Holloway loves sharing the experience with students. “The best part of leading the course is to see it through the students’ eyes and see them having a great experience,” she said. “Whether it’s developing a love for travel, or developing a love for learning about other cultures, or just developing a love for South Africa, it is always really rewarding.”
Support and Service
From the very first trip, Maradonna has imbued the journey with a spirit of giving and support for South Africans. “We all had our luggage filled with books to donate,” Bannon-Shillea said of the 1996 trip.

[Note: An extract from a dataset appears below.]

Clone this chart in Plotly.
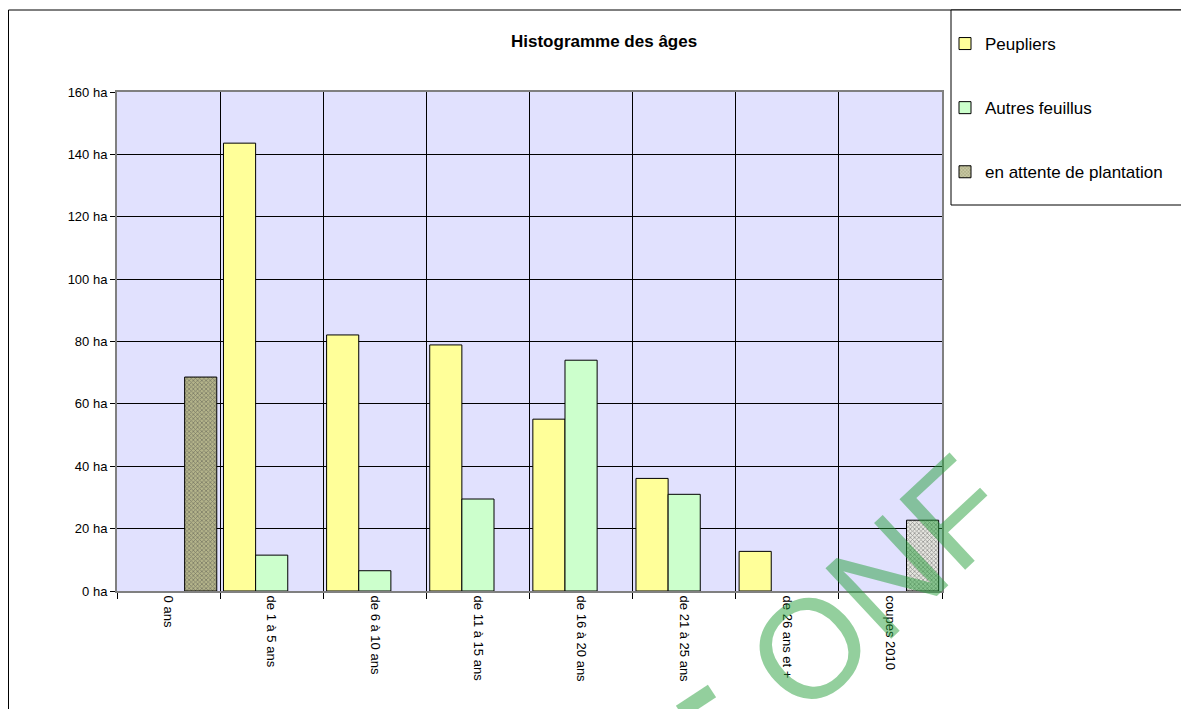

On every trip, attendees have been asked to bring goods to donate to schools and other organizations that help those in need. Maradonna has guided students into connecting with many merchants and makers of crafts in the towns and villages the group visits, as well as local residents. “One of the things we never wanted to do was to take a bus through a township and look out the windows,” he said. “We walk through the communities. Many there live in horrible poverty, but they are proud of what they have accomplished since apartheid ended.”
Tyrone King Jr. enjoyed the connections and purchased hand carvings of an elephant and giraffe on the recent trip. “We met some awesome people who created a lot of beautiful arts and crafts,” he said.
King also relished the opportunity to interact with students in the Klipfontein Primary School in Bonteheuwel Township, near Cape Town, which he and his classmates visited and engaged in a service project. He had the opportunity to sit in the classes and to teach a lesson. “I want to be a teacher myself,” he said. “Being able to interact with the students was really awesome.”